> [Objective]: Identify the lines containing the word "chart". Copy each one.

> [Data extract]:

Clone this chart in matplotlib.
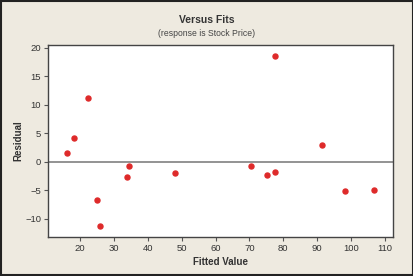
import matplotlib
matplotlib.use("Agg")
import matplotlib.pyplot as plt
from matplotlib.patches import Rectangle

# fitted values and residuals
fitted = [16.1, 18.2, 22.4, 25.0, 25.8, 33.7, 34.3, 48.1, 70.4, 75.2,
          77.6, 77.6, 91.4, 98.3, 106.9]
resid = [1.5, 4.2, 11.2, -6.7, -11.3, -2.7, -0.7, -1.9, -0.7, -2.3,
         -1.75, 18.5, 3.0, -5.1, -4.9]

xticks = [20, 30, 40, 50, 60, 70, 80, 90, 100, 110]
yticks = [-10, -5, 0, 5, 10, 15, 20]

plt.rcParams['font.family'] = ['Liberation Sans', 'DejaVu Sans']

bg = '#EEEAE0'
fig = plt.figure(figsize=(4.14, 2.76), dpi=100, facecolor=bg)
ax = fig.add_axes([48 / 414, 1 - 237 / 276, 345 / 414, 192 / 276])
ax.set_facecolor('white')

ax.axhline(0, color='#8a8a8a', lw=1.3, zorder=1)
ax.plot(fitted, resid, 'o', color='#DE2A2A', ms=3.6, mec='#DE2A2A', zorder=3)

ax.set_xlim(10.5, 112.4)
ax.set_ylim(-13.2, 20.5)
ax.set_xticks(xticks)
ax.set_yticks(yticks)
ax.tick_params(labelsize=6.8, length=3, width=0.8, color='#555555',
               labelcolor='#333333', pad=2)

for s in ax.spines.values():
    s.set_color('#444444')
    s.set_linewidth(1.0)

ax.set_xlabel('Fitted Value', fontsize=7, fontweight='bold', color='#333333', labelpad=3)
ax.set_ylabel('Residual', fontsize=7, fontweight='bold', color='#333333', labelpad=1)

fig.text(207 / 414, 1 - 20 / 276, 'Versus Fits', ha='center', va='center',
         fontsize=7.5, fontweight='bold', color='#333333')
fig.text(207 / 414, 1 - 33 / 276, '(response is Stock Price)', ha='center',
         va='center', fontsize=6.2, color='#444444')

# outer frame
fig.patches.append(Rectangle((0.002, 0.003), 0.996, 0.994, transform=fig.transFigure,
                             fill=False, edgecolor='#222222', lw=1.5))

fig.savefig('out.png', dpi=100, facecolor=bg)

> [Answer below]:
Clone this chart in matplotlib.

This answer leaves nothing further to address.